Using telepresence it is possble to intercept traffic going to jetspotter in a remote environment and forward it to your local instance. This can be helpful if you want to quickly test changes against an already established environment.

Download the telepresence binary on your local development machine.

# 1. Download the latest binary (~95 MB):
$ sudo curl -fL https://app.getambassador.io/download/tel2oss/releases/download/v2.21.1/telepresence-linux-amd64 -o /usr/local/bin/telepresence

# 2. Make the binary executable:
$ sudo chmod a+x /usr/local/bin/telepresence

Make sure your KUBECONFIG points to the remote Kubernetes cluster where you want to intercept the traffic.
Install the telepresence helm chart.

$ telepresence helm install

Connect to the namespace where jetspotter is running.

# In this example I am using minikube and jetspotter is running in the 'dev' namespace
$ telepresence connect --namespace dev
Connected to context minikube, namespace dev (https://192.168.39.151:8443)

Verify that services are found.

 ❯ telepresence list
jetspotter: ready to intercept (traffic-agent not yet installed)
postgres  : ready to intercept (traffic-agent not yet installed)

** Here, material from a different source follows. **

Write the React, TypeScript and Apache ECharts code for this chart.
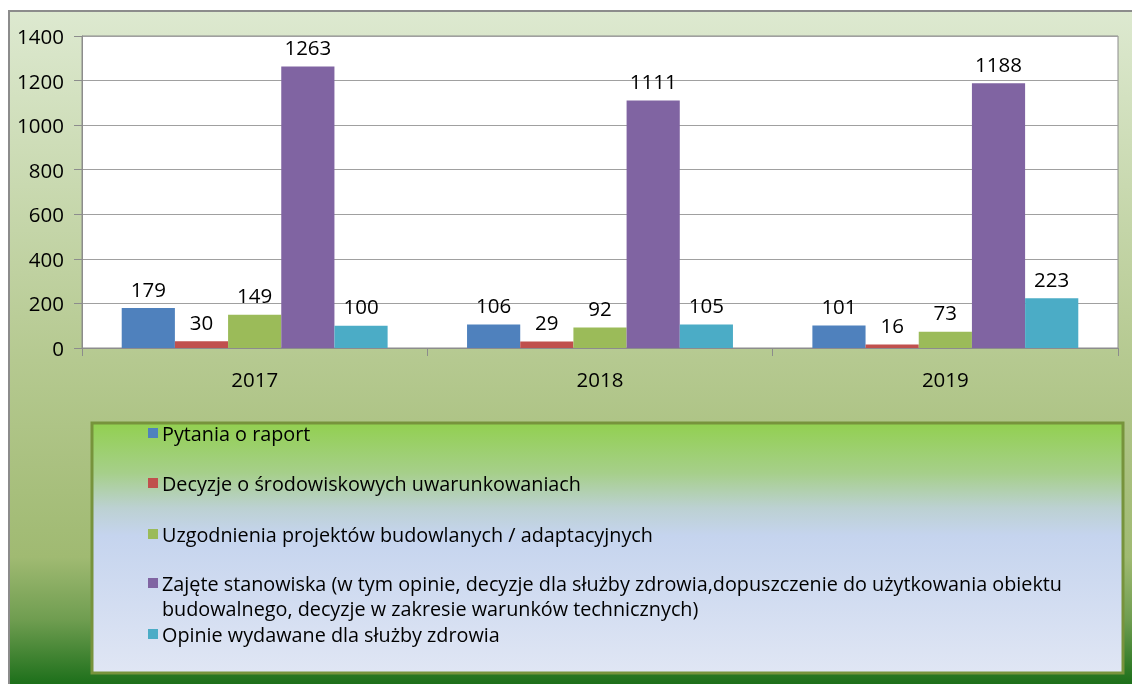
import React, { useEffect, useRef } from "react";
import * as echarts from "echarts";

const years = ["2017", "2018", "2019"];
const seriesNames = [
  "Pytania o raport",
  "Decyzje o środowiskowych uwarunkowaniach",
  "Uzgodnienia projektów budowlanych / adaptacyjnych",
  "Zajęte stanowiska (w tym opinie, decyzje dla służby zdrowia,dopuszczenie do użytkowania obiektu\nbudowalnego, decyzje w zakresie warunków technicznych)",
  "Opinie wydawane dla służby zdrowia",
];
const pytania = [179, 106, 101];
const decyzje = [30, 29, 16];
const uzgodnienia = [149, 92, 73];
const zajete = [1263, 1111, 1188];
const opinie = [100, 105, 223];
const seriesValues = [pytania, decyzje, uzgodnienia, zajete, opinie];
const colors = ["#4f81bd", "#c0504d", "#9bbb59", "#8064a2", "#4bacc6"];
const yTicks = { min: 0, max: 1400, interval: 200 };

const FONT = "'Open Sans', sans-serif";

export default function App() {
  const ref = useRef<HTMLDivElement>(null);
  useEffect(() => {
    if (!ref.current) return;
    const chart = echarts.init(ref.current, null, { renderer: "svg" });
    const legendRows = [433, 483, 534, 583, 634];
    const legendGraphics: any[] = [];
    seriesNames.forEach((name, i) => {
      legendGraphics.push({
        type: "rect",
        shape: { x: 148, y: legendRows[i] - 5, width: 10, height: 10 },
        style: { fill: colors[i] },
        z: 10,
      });
      legendGraphics.push({
        type: "text",
        x: 162,
        y: legendRows[i] - 12.5,
        style: {
          text: name,
          fontFamily: FONT,
          fontSize: 19.8,
          lineHeight: 25,
          fill: "#000",
          textVerticalAlign: "top",
        },
        z: 10,
      });
    });
    chart.setOption({
      animation: false,
      color: colors,
      textStyle: { fontFamily: FONT },
      graphic: [
        {
          type: "rect",
          shape: { x: 9, y: 11, width: 1140, height: 700 },
          style: {
            fill: new echarts.graphic.LinearGradient(0, 0, 0, 1, [
              { offset: 0, color: "#dde9d0" },
              { offset: 0.5, color: "#b5c990" },
              { offset: 0.78, color: "#a0ba72" },
              { offset: 0.87, color: "#6f9d50" },
              { offset: 0.96, color: "#1e701b" },
              { offset: 1, color: "#1e701b" },
            ]),
            stroke: "#8c8c8c",
            lineWidth: 2,
          },
          z: -10,
          silent: true,
        },
        {
          type: "rect",
          shape: { x: 92, y: 423, width: 1031, height: 250 },
          style: {
            fill: new echarts.graphic.LinearGradient(0, 0, 0, 1, [
              { offset: 0, color: "#92d050" },
              { offset: 0.2, color: "#a6cf8a" },
              { offset: 0.34, color: "#bcd1d2" },
              { offset: 0.45, color: "#c5d4ee" },
              { offset: 1, color: "#e0e6f4" },
            ]),
            stroke: "#77933c",
            lineWidth: 3,
          },
          z: 5,
        },
        ...legendGraphics,
      ],
      grid: {
        left: 82,
        right: 14,
        top: 36,
        bottom: 336,
        show: true,
        backgroundColor: "#ffffff",
        borderColor: "#8c8c8c",
        borderWidth: 1,
      },
      xAxis: {
        type: "category",
        data: years,
        axisLine: { lineStyle: { color: "#8c8c8c" } },
        axisTick: { show: true, length: 8, lineStyle: { color: "#8c8c8c" } },
        axisLabel: { color: "#000", fontSize: 20.5, margin: 20, fontFamily: FONT },
      },
      yAxis: {
        type: "value",
        min: yTicks.min,
        max: yTicks.max,
        interval: yTicks.interval,
        axisLine: { show: true, lineStyle: { color: "#8c8c8c" } },
        axisTick: { show: true, length: 8, lineStyle: { color: "#8c8c8c" } },
        splitLine: { lineStyle: { color: "#a0a0a0" } },
        axisLabel: {
          color: "#000",
          fontSize: 20.5,
          margin: 18,
          fontFamily: FONT,
          formatter: (v: number) => String(v),
        },
      },
      series: seriesNames.map((name, i) => ({
        name,
        type: "bar",
        data: seriesValues[i],
        barGap: "0%",
        barCategoryGap: "23%",
        itemStyle: { color: colors[i] },
        label: {
          show: true,
          position: "top",
          distance: 9,
          color: "#000",
          fontSize: 20.5,
          fontFamily: FONT,
        },
      })),
    });
    return () => chart.dispose();
  }, []);
  return (
    <div
      ref={ref}
      style={{ position: "fixed", left: 0, top: 0, width: 1132, height: 684 }}
    />
  );
}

List the ports available for the service.

$ kubectl get service jetspotter --output yaml

Intercept traffic going to the service and proxy it locally instead.

# telepresence intercept <service-name> --port <local-port>[:<remote-named-port>] --env-file <path-to-env-file>
$ telepresence intercept jetspotter --port 7070:metrics --env-file jetspotter.env
Using Deployment jetspotter
   Intercept name         : jetspotter
   State                  : ACTIVE
   Workload kind          : Deployment
   Destination            : 127.0.0.1:7070
   Service Port Identifier: metrics/TCP
   Volume Mount Error     : remote volume mounts are disabled: sshfs is not installed on your local machine
   Intercepting           : all TCP connections

Start the application locally on your development machine.
All traffic going to the jetspotter in your target cluster is now proxied to your locally running instance.

$ podman run --env-file jetspotter.env ghcr.io/vvanouytsel/jetspotter:dev
2025/01/14 21:50:00 Spotting the following aircraft types within 30 kilometers: [ALL]
2025/01/14 21:50:00 Serving API on port 8085 and path /api
2025/01/14 21:50:00 Serving metrics on port 7070 and path /metrics
2025/01/14 21:50:00 No new matching aircraft have been spotted.

Cleaning up

To clean up, list the active connections and delete it.

 $ telepresence list
jetspotter: intercepted
   Intercept name         : jetspotter
   State                  : ACTIVE
   Workload kind          : Deployment
   Destination            : 127.0.0.1:7070
   Service Port Identifier: metrics/TCP
   Intercepting           : all TCP connections
postgres  : ready to intercept (traffic-agent not yet installed)

$ telepresence leave jetspotter

Uninstall the traffic manager chart.